Quand Piketty affirme « je comprends mal ceux qui s’obstinent à vouloir verser un revenu de base de 500 euros par mois aux personnes touchant 2000 euros de salaire, pour ensuite reprendre la même somme en augmentant les impôts prélevés à la source. », il n’a décidément pas tout compris. Car il y a beaucoup de des gens qui ont un salaire un jour et rien ou pas grand-chose le lendemain : le revenu universel garantit de quoi vivre tout le temps, il crée une relation au travail différente, moins angoissée, plus mature, il laisse le temps pour la formation, il fait du chômage une période moins stressée. En lien avec les 32 heures, il permet de faire face à une société de plus en plus automatisée dont le salarié subit les impacts négatifs sur l’emploi. Il permet une simplification considérable des procédures administratives qui encombrent les instances départementales et les mairies, en supprimant tous les effets de seuil très  mal perçus, et de faire ainsi d’énormes gains de productivité dans la fonction publique permettant de combler les carences dans les hôpitaux ou l’éducation, …

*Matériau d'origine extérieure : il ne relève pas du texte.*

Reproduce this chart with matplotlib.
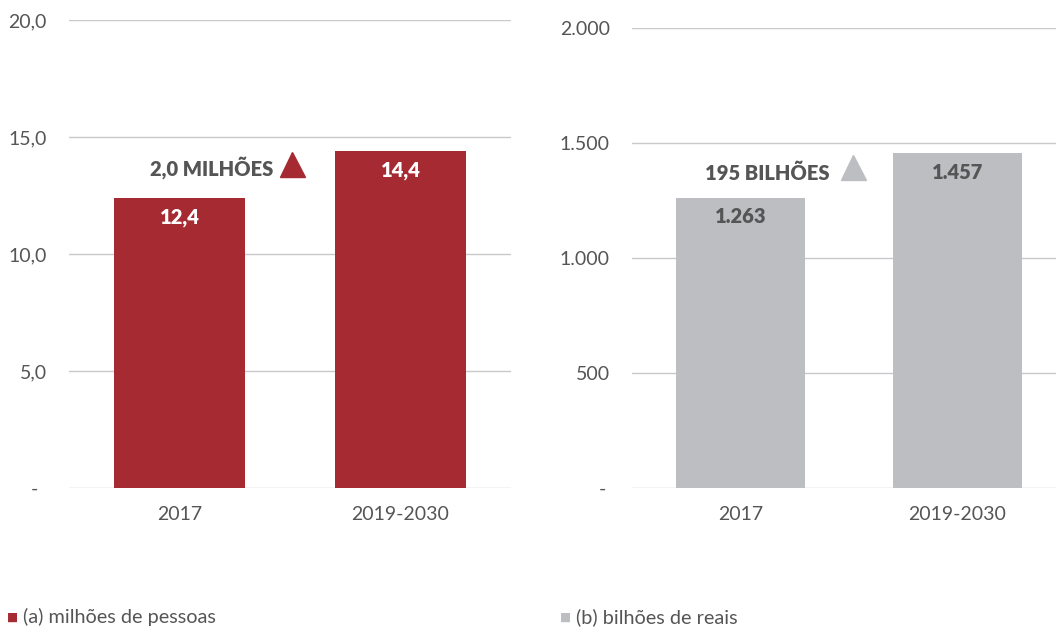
import matplotlib.pyplot as plt
from matplotlib.transforms import ScaledTranslation

plt.rcParams['font.family'] = ['Lato', 'DejaVu Sans']

categories = ['2017', '2019-2030']
pessoas = [12.4, 14.4]
reais = [1263, 1457]
pessoas_labels = ['12,4', '14,4']
reais_labels = ['1.263', '1.457']
left_ticks = [0, 5, 10, 15, 20]
left_ticklabels = ['-', '5,0', '10,0', '15,0', '20,0']
right_ticks = [0, 500, 1000, 1500, 2000]
right_ticklabels = ['-', '500', '1.000', '1.500', '2.000']

red = '#A62A32'
grey = '#BDBEC1'
txt = '#555555'
grid = '#C9C9CD'

fig = plt.figure(figsize=(10.56, 6.3), dpi=100)
ax1 = fig.add_axes([69/1056, 1-488/630, 442/1056, 468/630])
ax2 = fig.add_axes([632/1056, 1-488/630, 434/1056, 460/630])


def style(ax, ticks, ticklabels, top, dash_shift):
    ax.set_xlim(-0.5, 1.5)
    ax.set_ylim(0, top)
    ax.set_yticks(ticks)
    ax.set_yticklabels(ticklabels)
    ax.set_xticks(range(len(categories)))
    ax.set_xticklabels(categories)
    for s in ax.spines.values():
        s.set_visible(False)
    ax.grid(axis='y', color=grid, lw=1)
    ax.set_axisbelow(True)
    ax.tick_params(axis='y', length=0, pad=16, labelsize=14, labelcolor=txt)
    ax.tick_params(axis='x', length=0, pad=13, labelsize=14, labelcolor=txt)
    # the "-" for zero sits a bit further left
    zero = ax.get_yticklabels()[0]
    zero.set_transform(zero.get_transform()
                       + ScaledTranslation(-dash_shift/72, 0, fig.dpi_scale_trans))


style(ax1, left_ticks, left_ticklabels, 20, 6.5)
style(ax2, right_ticks, right_ticklabels, 2000, 2.5)

b1 = ax1.bar(range(len(categories)), pessoas, width=0.59, color=red, zorder=2)
b2 = ax2.bar(range(len(categories)), reais, width=0.59, color=grey, zorder=2)

for rect, lab in zip(b1, pessoas_labels):
    ax1.annotate(lab, (rect.get_x() + rect.get_width()/2, rect.get_height()),
                 xytext=(0, -14), textcoords='offset points', ha='center', va='center',
                 color='white', fontsize=14.5, fontweight='heavy')
for rect, lab in zip(b2, reais_labels):
    ax2.annotate(lab, (rect.get_x() + rect.get_width()/2, rect.get_height()),
                 xytext=(0, -14), textcoords='offset points', ha='center', va='center',
                 color=txt, fontsize=14.5, fontweight='heavy')

ax1.text(0.423, 13.68, '2,0 MILHÕES', ha='right', va='center', color=txt,
         fontsize=14.5, fontweight='heavy')
ax1.plot([0.509], [13.85], marker='^', ms=18, color=red, clip_on=False)
ax2.text(0.412, 1370, '195 BILHÕES', ha='right', va='center', color=txt,
         fontsize=14.5, fontweight='heavy')
ax2.plot([0.518], [1396], marker='^', ms=18, color=grey, clip_on=False)

# legend
fig.text(7/1056, 1-617/630, '\u25A0', color=red, fontsize=8.5, va='center', ha='left')
fig.text(23/1056, 1-617/630, '(a) milhões de pessoas', color=txt, fontsize=14.3,
         va='center', ha='left')
fig.text(560/1056, 1-617/630, '\u25A0', color=grey, fontsize=8.5, va='center', ha='left')
fig.text(576/1056, 1-617/630, '(b) bilhões de reais', color=txt, fontsize=14.3,
         va='center', ha='left')

fig.savefig('out.png', dpi=100)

Alors les hausse de salaires, bien sûr. Mais le revenu universel c’est maintenant[3].

* * *

Il faut reconnaitre que les deux journalistes du Monde que nous avons à juste titre vilipendés pour leur livre « un président ne devrait pas dire ça, … » ont reconnu, sans commentaires trop désagréables, le rôle digne et pertinent de Hollande à l’international (si Obama avait suivi Hollande en août 2013 sur les frappes en Syrie, on n’aurait pas eu Alep aujourd’hui !) et face au terrorisme (en dehors de l’erreur reconnue sur la déchéance de nationalité qui nous avait valu le très beau texte de « Murmures à la jeunesse »). On maintient ici, en synergie avec Julien Dray, et malgré quelques critiques (sympathiques) reçues, que ces confidences du président constituent un bel exercice de démocratie. Si Hollande a renoncé à son renouvellement, il est possible qu’il prenne rapidement des responsabilités dans des instances internationales.

Avec un peu bon sens, bon sang !

FEMERAC

[1] « Les hauts revenus en France au XXème siècle » (Grasset 2001) et surtout « Le capital au XXIème siècle » (Seuil 2013)

[2] Un Revenu Universel à 750 euros par mois ne résoud rien car c’est à peu près ce que touchent aujourd’hui les pauvres en moyenne avec le système particulièrement complexes d’aides.

[3] Compte-tenu de l’importance du sujet et de l’incapacité des commentateurs de donner une vision claire du RU, nous allons nous donner pour tâche en 2017 (c’est bientôt l’heure des vœux) d’écrire un fascicule « le revenu universel à 1000 euros par mois, c’est juste, c’est maintenant et c’est possible ».